Trophy Wives and Trophy Husbands

"If you're put on a pedestal, you're supposed to behave yourself like a pedestal type of person. Pedestals actually have a limited circumference. Not much room to move around."
Margaret Atwood
I have to admit that I’ve tried to be a trophy husband, the kind of husband that makes all of my wife’s friends envious of her.  I worked hard to get the professional title and the stable life. I try to stay fit and presentable, making sure I dress to impress every time I can. I find myself trying to develop my mind as well as my body, as I strive to become a better me. Why? Because I’m aware that I married a trophy wife. Between her intelligence, presence, looks, professionalism, and tenacity, she puts to shame most women out there. As her husband, I need to be up to her level. 
Yet, the more I’ve thought about it, the more I’ve realized how wrong I was.

Society, specially now thanks to social media and a “participation trophy” approach, has amped up the self serving attitude of entitlement into our relationships. We stop looking at each other as gifts to be appreciated, but rather as trophies we deserve. And this creates the most amusing and confusing paradox.

We do things for our partners with the intention of being appreciated. When we aren’t, we take it out on the person we’re trying to get close too. To simplify it, think of the guy who paid for dinner and gets pissed because she likes him only as a friend or the gal who gets pissed because the man didn’t try anything after she went through all the trouble of shaving her legs. Let’s be completely honest here for a second. This mentality isn’t about doing something special, it’s about receiving a return in your investment.
When we realize this attitude is used on us, we resist through lack of expressing appreciation, as we assume that being openly thankful means we’re letting the other person know we can be “bought” with gifts or actions. This leads to an attitude of entitlement, were we not only avoid showing appreciation but instead get pissed when we don’t get what we want. We’ve started to view worthwhile partners the same way we view participation trophies; consolation prizes just for showing up.

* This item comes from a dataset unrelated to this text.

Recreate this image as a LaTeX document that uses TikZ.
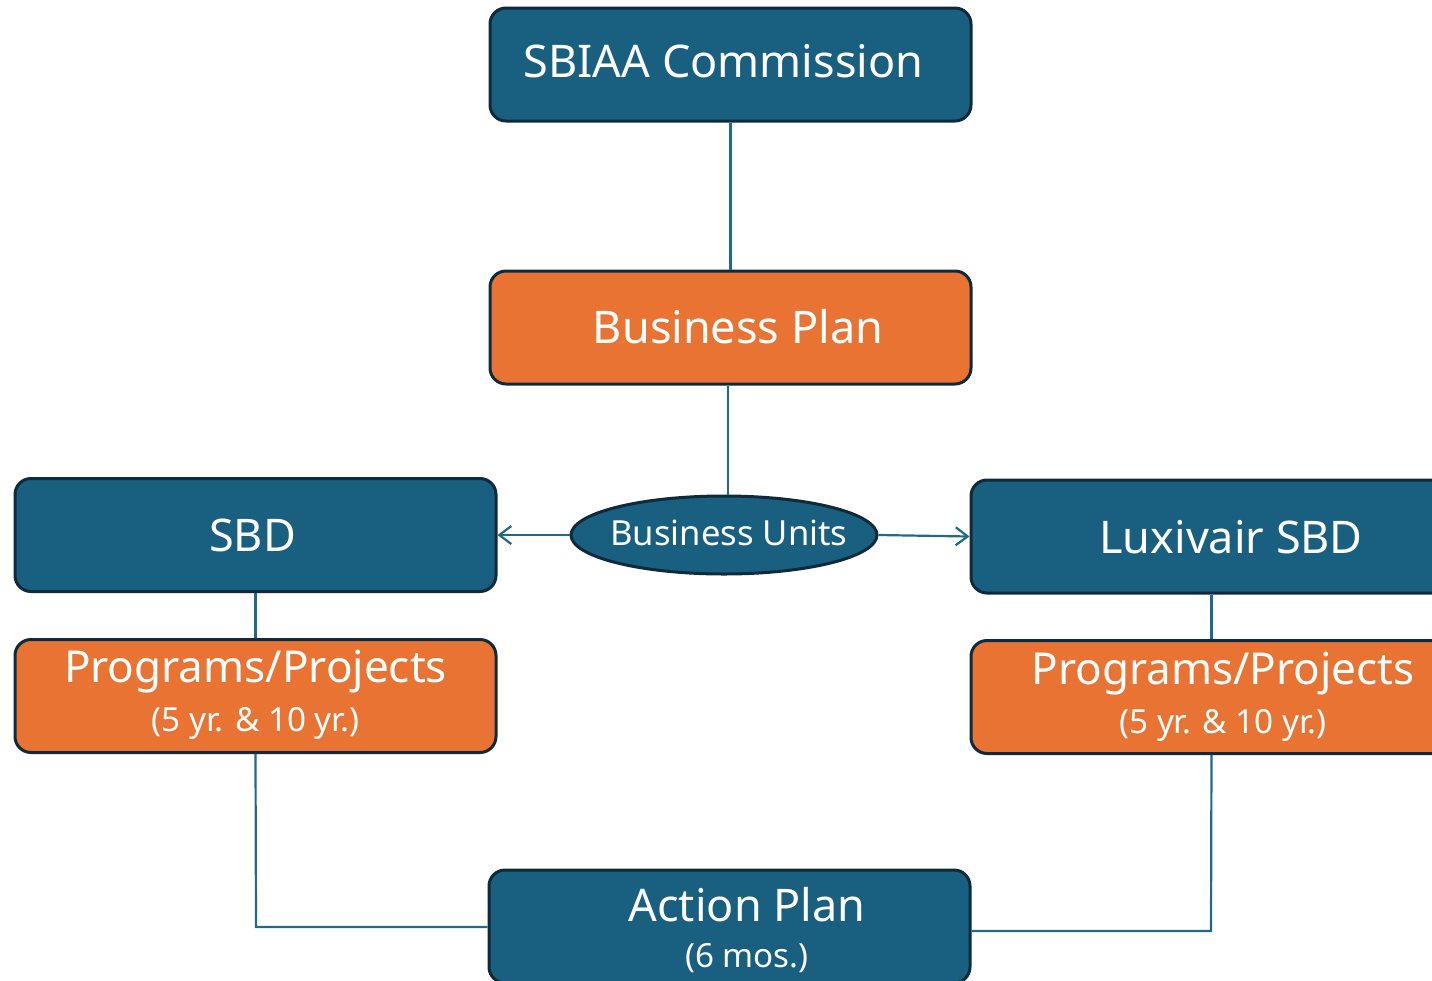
\documentclass[tikz,border=0pt]{standalone}
\usepackage{fontspec}
\setmainfont{Noto Sans}
\usetikzlibrary{shapes.geometric,arrows.meta}
\definecolor{boxblue}{HTML}{185F80}
\definecolor{boxorange}{HTML}{E97333}
\definecolor{edgedark}{HTML}{0E2A3B}
\definecolor{linkblue}{HTML}{1F6A8C}
\tikzset{
  box/.style={draw=edgedark, line width=1.5pt, rounded corners=8pt, minimum width=240.5pt, minimum height=56.5pt, inner sep=0pt},
  bluebox/.style={box, fill=boxblue},
  orangebox/.style={box, fill=boxorange},
  label/.style={text=white, inner sep=0pt, anchor=center},
  big/.style={label, font=\fontsize{22.5}{26}\selectfont},
  mid/.style={label, font=\fontsize{22}{26}\selectfont},
  small/.style={label, font=\fontsize{16.6}{19}\selectfont},
  link/.style={draw=linkblue, line width=1.1pt},
  arr/.style={link, -{Straight Barb[length=6pt,width=9pt,line width=1.1pt]}},
}
\begin{document}
\begin{tikzpicture}[x=0.5pt,y=-0.5pt]
\useasboundingbox (0,0) rectangle (1432,981);
\clip (0,0) rectangle (1432,981);
\node[bluebox] (comm) at (730.5,64.5) {};
\node[big] (commt) at (723.5,61) {SBIAA Commission};
\node[orangebox] (bp) at (730.5,327.5) {};
\node[big] (bpt) at (738,327) {Business Plan};
\node[ellipse, draw=edgedark, line width=1.5pt, fill=boxblue, minimum width=153pt, minimum height=39pt, inner sep=0pt] (bu) at (724,535) {};
\node[label, font=\fontsize{17.3}{20}\selectfont] (but) at (729,533) {Business Units};
\node[bluebox] (sbd) at (255.5,535) {};
\node[big] (sbdt) at (252.5,535) {SBD};
\node[bluebox] (lux) at (1211.5,536.5) {};
\node[big] (luxt) at (1231,537) {Luxivair SBD};
\node[orangebox] (ppl) at (255.5,696) {};
\node[mid] (pplt) at (255.5,672) {Programs/Projects};
\node[small] (ppls) at (255.5,723) {(5 yr. \& 10 yr.)};
\node[orangebox] (ppr) at (1211.5,697) {};
\node[mid] (pprt) at (1223,674) {Programs/Projects};
\node[small] (pprs) at (1223,725) {(5 yr. \& 10 yr.)};
\node[bluebox] (ap) at (729.5,926.5) {};
\node[big] (apt) at (747,905) {Action Plan};
\node[small] (aps) at (747,958) {(6 mos.)};
\coordinate (bux) at (728,0);
\draw[link] (comm.south) -- (bp.north);
\draw[link] (bp.south -| bux) -- (bu.north -| bux);
\draw[arr] (bu.west) -- (sbd.east);
\draw[arr] (bu.east) -- (lux.west);
\draw[link] (sbd.south) -- (ppl.north);
\draw[link] (lux.south) -- (ppr.north);
\coordinate (cl) at (256,927);
\coordinate (cr) at (1211,931);
\draw[link] (ppl.south) -- (cl) -- (cl -| ap.west);
\draw[link] (cr -| ap.east) -- (cr) -- (ppr.south);
\end{tikzpicture}
\end{document}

Life doesn’t work that way. Stop seeking appreciation and stop assuming you’ll get it.
So, this leaves us in a rather interesting place. If we’re not supposed to do things to win someone over, what do we do? Do things because you want to. When we realize that someone is important to us, for who they are and what they do for us, what should we do? You let them know!
Sounds pretty simple enough, right? Then why do we complicate it so much? Because as long as we view our life, our success, and the people around us as trophies, we tend to think we earned them and it becomes about “me,” not “we.” Because we have become so self centered that putting someone else first goes against everything we’ve been taught.
It’s time to go back to basics, to clean out all the bull shit relationship indoctrination that society has placed upon us. It’s ok to make an effort on yourself to impress someone else. Just don’t do it to buy their appreciation. And it’s ok to let someone know you appreciate them and their actions. Doing so doesn’t mean you’re not selling yourself to them. It just lets them know you care for them just as much.
The horrible or beautiful truth here is you’ll probably end up with someone who’s pretty much your equal. So, if you want someone worthwhile, you’d better make yourself worthwhile. Just remember that relationships with “worthwhile” people only last when you appreciated their worth.